In my defence, how was I supposed to know her age at the time? She was all dressed up like an adult. She's got a singing voice like a 40 year-old. She didn't seem in the slightest bit angst-ridden like normal teenagers are.

But nevertheless, this leaves me in quite a scruple. Will my colleagues consider me Wolverhampton's ethical answer to R. Kelly? I'm no good at making distinctions. I couldn't tell you for instance, when a soup stops being a mere soup and becomes a chowder. Or the point in which a Strawberry yoghurt is promoted to being a strawberry fool.

Perhaps I am a low-life. Even lower than the man at the court who I childishly snickered at yesterday. Should I be spearheading a witch-hunt against myself until I am safely locked away, no longer a threat to the public? Should I be ripping my own genitalia off with a compass?
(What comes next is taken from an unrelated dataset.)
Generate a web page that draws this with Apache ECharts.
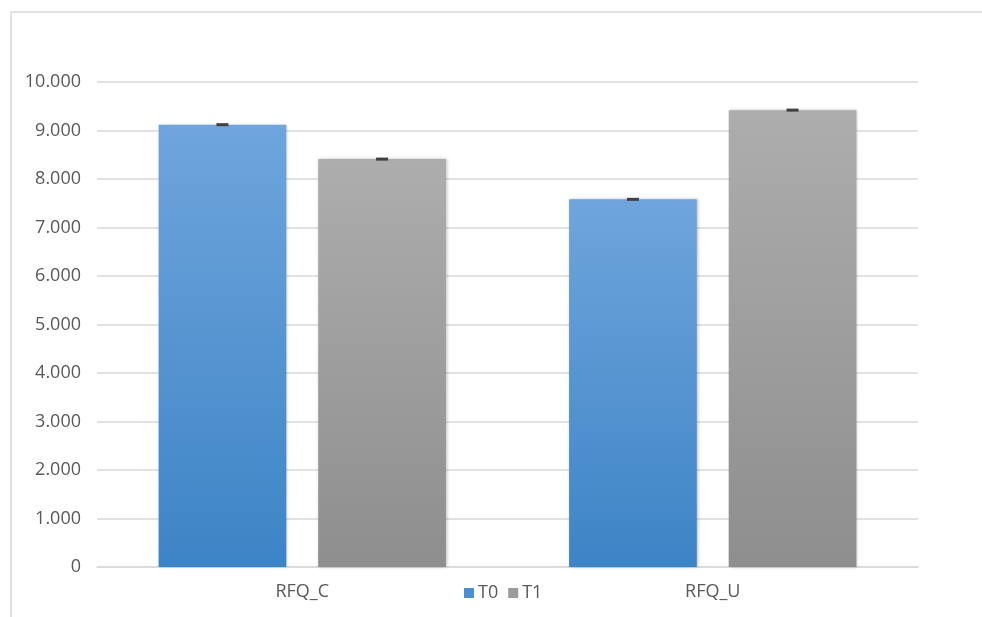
<!DOCTYPE html>
<html>
<head>
<meta charset="utf-8">
<script src="https://cdn.jsdelivr.net/npm/echarts@6/dist/echarts.min.js"></script>
<style>
html,body{margin:0;padding:0;background:#fff;}
#EchartBox{width:982px;height:617px;}
</style>
</head>
<body>
<div id="EchartBox"></div>
<script>
var categories = ['RFQ_C', 'RFQ_U'];
var seriesNames = ['T0', 'T1'];
var valuesT0 = [9.12, 7.58];
var valuesT1 = [8.41, 9.42];
var errT0 = [0.02, 0.02];
var errT1 = [0.02, 0.02];
var yTicks = { min: 0, max: 10, interval: 1 };

var barGapPct = 0.25;
var catGapPct = 0.30;

// 误差线小帽子
function errRender(seriesIdx) {
	return function (params, api) {
		var cat = api.value(0);
		var val = api.value(1);
		var c = api.coord([cat, val]);
		var band = api.size([1, 0])[0];
		var w = band * (1 - catGapPct) / (2 + barGapPct);
		var off = (w + w * barGapPct) / 2;
		var x = c[0] + (seriesIdx == 0 ? -off : off);
		return {
			type: 'rect',
			shape: { x: x - 6, y: c[1] - 1.5, width: 12, height: 3 },
			style: { fill: '#404040' },
			z2: 10
		};
	};
}

var blueGrad = new echarts.graphic.LinearGradient(0, 0, 0, 1, [
	{ offset: 0, color: '#6fa5dc' },
	{ offset: 1, color: '#3d84c6' }
]);
var grayGrad = new echarts.graphic.LinearGradient(0, 0, 0, 1, [
	{ offset: 0, color: '#adadad' },
	{ offset: 1, color: '#8e8e8e' }
]);

var errDataT0 = [], errDataT1 = [];
for (var i = 0; i < categories.length; i++) {
	errDataT0.push([i, valuesT0[i], errT0[i]]);
	errDataT1.push([i, valuesT1[i], errT1[i]]);
}

var myChart = echarts.init(document.getElementById('EchartBox'));
var option = {
	backgroundColor: '#fff',
	animation: false,
	graphic: [{
		type: 'rect',
		shape: { x: 11, y: 12, width: 1000, height: 700 },
		style: { fill: 'none', stroke: '#d9d9d9', lineWidth: 1.5 },
		silent: true
	}],
	grid: { left: 97, right: 64, top: 82, bottom: 50, containLabel: false },
	legend: {
		data: [
			{ name: 'T0', itemStyle: { color: '#4a8fd3' } },
			{ name: 'T1', itemStyle: { color: '#9b9b9b' } }
		],
		left: 459,
		top: 579,
		itemWidth: 10,
		itemHeight: 10,
		itemGap: 10,
		icon: 'rect',
		textStyle: { color: '#595959', fontSize: 18, fontFamily: 'Open Sans', padding: [0, 0, 0, -1] }
	},
	xAxis: {
		type: 'category',
		data: categories,
		axisLine: { lineStyle: { color: '#d9d9d9', width: 1.5 } },
		axisTick: { show: false },
		axisLabel: { color: '#595959', fontSize: 18, fontFamily: 'Open Sans', margin: 16 }
	},
	yAxis: {
		type: 'value',
		min: yTicks.min,
		max: yTicks.max,
		interval: yTicks.interval,
		axisLine: { show: false },
		axisTick: { show: false },
		splitLine: { lineStyle: { color: '#d9d9d9', width: 1.5 } },
		axisLabel: {
			color: '#595959', fontSize: 18, fontFamily: 'Open Sans', margin: 16,
			formatter: function (v) { return v == 0 ? '0' : v.toFixed(3); }
		}
	},
	series: [
		{
			name: seriesNames[0], type: 'bar', data: valuesT0,
			barGap: (barGapPct * 100) + '%', barCategoryGap: (catGapPct * 100) + '%',
			itemStyle: { color: blueGrad, shadowColor: 'rgba(0,0,0,0.25)', shadowBlur: 3, shadowOffsetX: 1 }
		},
		{
			name: seriesNames[1], type: 'bar', data: valuesT1,
			itemStyle: { color: grayGrad, shadowColor: 'rgba(0,0,0,0.25)', shadowBlur: 3, shadowOffsetX: 1 }
		},
		{ type: 'custom', renderItem: errRender(0), data: errDataT0, z: 5, silent: true },
		{ type: 'custom', renderItem: errRender(1), data: errDataT1, z: 5, silent: true }
	]
};
myChart.setOption(option);
</script>
</body>
</html>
Was Garbriella trying use her provocative clothing and omnipresent hit 'Nothing Sweet About Me' as some sort of prophetic warning? I don't know, I never paid much attention to the lyrics. Not even once in the 100 times a day that the song still seems to get played. I've no reason to - it's not like I'm trying groom her or anything. And anyway even if I was, she released it when she was 16, which although would be morally redunant, is now at least technically within the confines of the law.

Although I've never been nearer than 3 feet away from the girl (and let's face it, after this entry I can't imagine it being very likely to happen in the future either), I still can't help feel a foreboding sense of paranoia hanging over me. What if my colleagues grass me up for those comments in 2007? Better keep them all on side and never mention it again - to anyone.

But if prison does await, I sincerely hope they don't kill me. It would be a ridiculous sounding turn of phrase to think they were to 'kill me over Cilmi'.


Footnote to self

Sometimes some days may be dull and you may have little to write about.

On balance the 'Kill me over Cilmi' observational word-play gag was not worth the stronger implications laid out by the greater contextual content of this entry. In fact this is a wrecklessly self-destructive thing to have written. Having said that, at the time of writing, you have fallen 4 days behind in your blog. You haven't got time to go back and do it again. Just move on, safe in the knowledge that no-one ever reads this shit anyway.